**Problem requirements**. Return every line below as is, leaving out the pictures.
:: Supplied material ::
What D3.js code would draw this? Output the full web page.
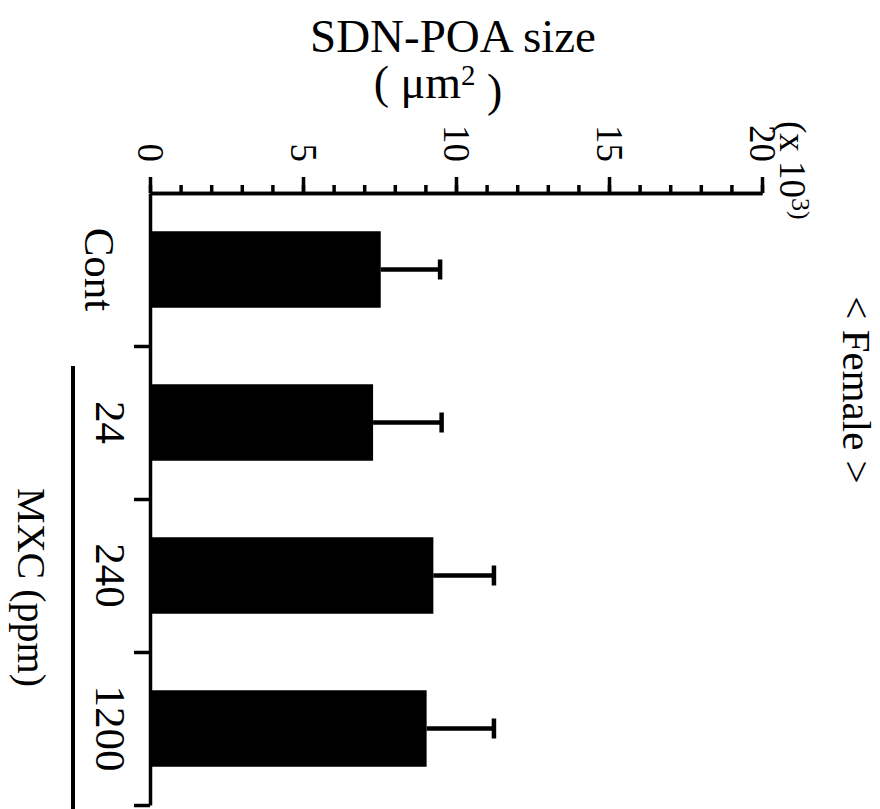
<!DOCTYPE html>
<html>
<head>
<meta charset="utf-8">
<script src="https://cdn.jsdelivr.net/npm/d3@7"></script>
<style>
  body { margin: 0; background: #fff; }
  svg text { font-family: "Liberation Serif", Tinos, "Times New Roman", Times, "DejaVu Serif", serif !important; fill: #000; }
</style>
</head>
<body>
<div id="chart"></div>
<script>
// data (x 10^3 um^2)
const categories = ["Cont", "24", "240", "1200"];
const means = [7.54, 7.29, 9.26, 9.04];
const sems = [1.94, 2.24, 1.98, 2.20];
const majorTicks = [0, 5, 10, 15, 20];
const minorTicks = d3.range(0, 21);

const width = 880, height = 809;
const axisY = 193, axisX = 150;
const serif = "'Liberation Serif', Tinos, 'Times New Roman', Times, 'DejaVu Serif', serif";

const svg = d3.select("#chart")
	.append("svg")
	.attr("width", width)
	.attr("height", height)
	.attr("font-family", serif);

svg.append("rect").attr("width", width).attr("height", height).attr("fill", "#fff");

const x = d3.scaleLinear()
	.domain([0, 20])
	.range([axisX, 762]);

const y = d3.scaleBand()
	.domain(categories)
	.range([axisY, 805])
	.paddingInner(0.5)
	.paddingOuter(0.25);

// boundaries between groups, for the ticks on the category axis
const yBound = d3.scaleLinear()
	.domain([0, categories.length])
	.range([axisY, 805]);

// value axis on top, minor + major ticks
svg.append("g")
	.attr("class", "axis")
	.attr("transform", `translate(0, ${axisY})`)
	.call(d3.axisTop(x).tickValues(minorTicks).tickSize(8).tickSizeOuter(0).tickFormat(""));

const major = svg.append("g")
	.attr("class", "axis")
	.attr("transform", `translate(0, ${axisY})`)
	.call(d3.axisTop(x).tickValues(majorTicks).tickSize(16).tickSizeOuter(0));

major.attr("font-family", serif).attr("font-size", 37);
major.selectAll("text")
	.attr("x", 0)
	.attr("y", 0)
	.attr("dy", "0.35em")
	.attr("transform", "translate(0,-31) rotate(90)")
	.style("text-anchor", "end");

// category axis on the left
svg.append("g")
	.attr("class", "axis")
	.attr("transform", `translate(${axisX}, 0)`)
	.call(d3.axisLeft(yBound).tickValues(d3.range(1, categories.length + 1)).tickSize(16).tickSizeOuter(0).tickFormat(""));

svg.selectAll(".axis path, .axis line")
	.attr("stroke", "#000")
	.attr("stroke-width", 3.5);

const rows = categories.map((c, i) => ({ cat: c, mean: means[i], sem: sems[i] }));

// bars
svg.append("g")
	.selectAll("rect")
	.data(rows)
	.enter()
	.append("rect")
	.attr("x", x(0))
	.attr("y", d => y(d.cat))
	.attr("width", d => x(d.mean) - x(0))
	.attr("height", y.bandwidth())
	.attr("fill", "#000");

// error bars (one sided)
const err = svg.append("g")
	.attr("stroke", "#000")
	.attr("stroke-width", 4.5);

err.selectAll(".stem")
	.data(rows)
	.enter()
	.append("line")
	.attr("x1", d => x(d.mean))
	.attr("x2", d => x(d.mean + d.sem))
	.attr("y1", d => y(d.cat) + y.bandwidth() / 2)
	.attr("y2", d => y(d.cat) + y.bandwidth() / 2);

err.selectAll(".cap")
	.data(rows)
	.enter()
	.append("line")
	.attr("x1", d => x(d.mean + d.sem))
	.attr("x2", d => x(d.mean + d.sem))
	.attr("y1", d => y(d.cat) + y.bandwidth() / 2 - 10)
	.attr("y2", d => y(d.cat) + y.bandwidth() / 2 + 10);

// category labels, rotated like the rest of the figure
svg.append("g")
	.selectAll("text")
	.data(categories)
	.enter()
	.append("text")
	.attr("transform", d => `translate(${d === "Cont" ? 85 : 96}, ${y(d) + y.bandwidth() / 2}) rotate(90)`)
	.attr("text-anchor", "middle")
	.attr("font-size", 43)
	.text(d => d);

// bracket for the MXC doses
svg.append("line")
	.attr("x1", 73).attr("x2", 73)
	.attr("y1", yBound(1) + 20)
	.attr("y2", height)
	.attr("stroke", "#000")
	.attr("stroke-width", 4);

svg.append("text")
	.attr("transform", `translate(18, ${(yBound(1) + 20 + height) / 2}) rotate(90)`)
	.attr("text-anchor", "middle")
	.attr("font-size", 40)
	.text("MXC (ppm)");

// axis title
svg.append("text")
	.attr("x", 453)
	.attr("y", 52)
	.attr("text-anchor", "middle")
	.attr("font-size", 47)
	.text("SDN-POA size");

const unit = svg.append("text")
	.attr("x", 438)
	.attr("y", 98)
	.attr("text-anchor", "middle")
	.attr("font-size", 46);
unit.append("tspan").text("(\u00a0\u03bcm");
unit.append("tspan").attr("dy", "-0.45em").attr("font-size", 29).text("2");
unit.append("tspan").attr("dy", "0.45em").text("\u00a0)");

const mult = svg.append("text")
	.attr("transform", "translate(780, 121) rotate(90)")
	.attr("text-anchor", "start")
	.attr("font-size", 37);
mult.append("tspan").text("(x 10");
mult.append("tspan").attr("dy", "-0.45em").attr("font-size", 26).text("3)");

svg.append("text")
	.attr("transform", "translate(843, 390) rotate(90)")
	.attr("text-anchor", "middle")
	.attr("font-size", 41)
	.text("< Female >");
</script>
</body>
</html>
:::
**Task output**.
What D3.js code would draw this? Output the full web page.
<!DOCTYPE html>
<html>
<head>
<meta charset="utf-8">
<script src="https://cdn.jsdelivr.net/npm/d3@7"></script>
<style>
  body { margin: 0; background: #fff; }
  svg text { font-family: "Liberation Serif", Tinos, "Times New Roman", Times, "DejaVu Serif", serif !important; fill: #000; }
</style>
</head>
<body>
<div id="chart"></div>
<script>
// data (x 10^3 um^2)
const categories = ["Cont", "24", "240", "1200"];
const means = [7.54, 7.29, 9.26, 9.04];
const sems = [1.94, 2.24, 1.98, 2.20];
const majorTicks = [0, 5, 10, 15, 20];
const minorTicks = d3.range(0, 21);

const width = 880, height = 809;
const axisY = 193, axisX = 150;
const serif = "'Liberation Serif', Tinos, 'Times New Roman', Times, 'DejaVu Serif', serif";

const svg = d3.select("#chart")
	.append("svg")
	.attr("width", width)
	.attr("height", height)
	.attr("font-family", serif);

svg.append("rect").attr("width", width).attr("height", height).attr("fill", "#fff");

const x = d3.scaleLinear()
	.domain([0, 20])
	.range([axisX, 762]);

const y = d3.scaleBand()
	.domain(categories)
	.range([axisY, 805])
	.paddingInner(0.5)
	.paddingOuter(0.25);

// boundaries between groups, for the ticks on the category axis
const yBound = d3.scaleLinear()
	.domain([0, categories.length])
	.range([axisY, 805]);

// value axis on top, minor + major ticks
svg.append("g")
	.attr("class", "axis")
	.attr("transform", `translate(0, ${axisY})`)
	.call(d3.axisTop(x).tickValues(minorTicks).tickSize(8).tickSizeOuter(0).tickFormat(""));

const major = svg.append("g")
	.attr("class", "axis")
	.attr("transform", `translate(0, ${axisY})`)
	.call(d3.axisTop(x).tickValues(majorTicks).tickSize(16).tickSizeOuter(0));

major.attr("font-family", serif).attr("font-size", 37);
major.selectAll("text")
	.attr("x", 0)
	.attr("y", 0)
	.attr("dy", "0.35em")
	.attr("transform", "translate(0,-31) rotate(90)")
	.style("text-anchor", "end");

// category axis on the left
svg.append("g")
	.attr("class", "axis")
	.attr("transform", `translate(${axisX}, 0)`)
	.call(d3.axisLeft(yBound).tickValues(d3.range(1, categories.length + 1)).tickSize(16).tickSizeOuter(0).tickFormat(""));

svg.selectAll(".axis path, .axis line")
	.attr("stroke", "#000")
	.attr("stroke-width", 3.5);

const rows = categories.map((c, i) => ({ cat: c, mean: means[i], sem: sems[i] }));

// bars
svg.append("g")
	.selectAll("rect")
	.data(rows)
	.enter()
	.append("rect")
	.attr("x", x(0))
	.attr("y", d => y(d.cat))
	.attr("width", d => x(d.mean) - x(0))
	.attr("height", y.bandwidth())
	.attr("fill", "#000");

// error bars (one sided)
const err = svg.append("g")
	.attr("stroke", "#000")
	.attr("stroke-width", 4.5);

err.selectAll(".stem")
	.data(rows)
	.enter()
	.append("line")
	.attr("x1", d => x(d.mean))
	.attr("x2", d => x(d.mean + d.sem))
	.attr("y1", d => y(d.cat) + y.bandwidth() / 2)
	.attr("y2", d => y(d.cat) + y.bandwidth() / 2);

err.selectAll(".cap")
	.data(rows)
	.enter()
	.append("line")
	.attr("x1", d => x(d.mean + d.sem))
	.attr("x2", d => x(d.mean + d.sem))
	.attr("y1", d => y(d.cat) + y.bandwidth() / 2 - 10)
	.attr("y2", d => y(d.cat) + y.bandwidth() / 2 + 10);

// category labels, rotated like the rest of the figure
svg.append("g")
	.selectAll("text")
	.data(categories)
	.enter()
	.append("text")
	.attr("transform", d => `translate(${d === "Cont" ? 85 : 96}, ${y(d) + y.bandwidth() / 2}) rotate(90)`)
	.attr("text-anchor", "middle")
	.attr("font-size", 43)
	.text(d => d);

// bracket for the MXC doses
svg.append("line")
	.attr("x1", 73).attr("x2", 73)
	.attr("y1", yBound(1) + 20)
	.attr("y2", height)
	.attr("stroke", "#000")
	.attr("stroke-width", 4);

svg.append("text")
	.attr("transform", `translate(18, ${(yBound(1) + 20 + height) / 2}) rotate(90)`)
	.attr("text-anchor", "middle")
	.attr("font-size", 40)
	.text("MXC (ppm)");

// axis title
svg.append("text")
	.attr("x", 453)
	.attr("y", 52)
	.attr("text-anchor", "middle")
	.attr("font-size", 47)
	.text("SDN-POA size");

const unit = svg.append("text")
	.attr("x", 438)
	.attr("y", 98)
	.attr("text-anchor", "middle")
	.attr("font-size", 46);
unit.append("tspan").text("(\u00a0\u03bcm");
unit.append("tspan").attr("dy", "-0.45em").attr("font-size", 29).text("2");
unit.append("tspan").attr("dy", "0.45em").text("\u00a0)");

const mult = svg.append("text")
	.attr("transform", "translate(780, 121) rotate(90)")
	.attr("text-anchor", "start")
	.attr("font-size", 37);
mult.append("tspan").text("(x 10");
mult.append("tspan").attr("dy", "-0.45em").attr("font-size", 26).text("3)");

svg.append("text")
	.attr("transform", "translate(843, 390) rotate(90)")
	.attr("text-anchor", "middle")
	.attr("font-size", 41)
	.text("< Female >");
</script>
</body>
</html>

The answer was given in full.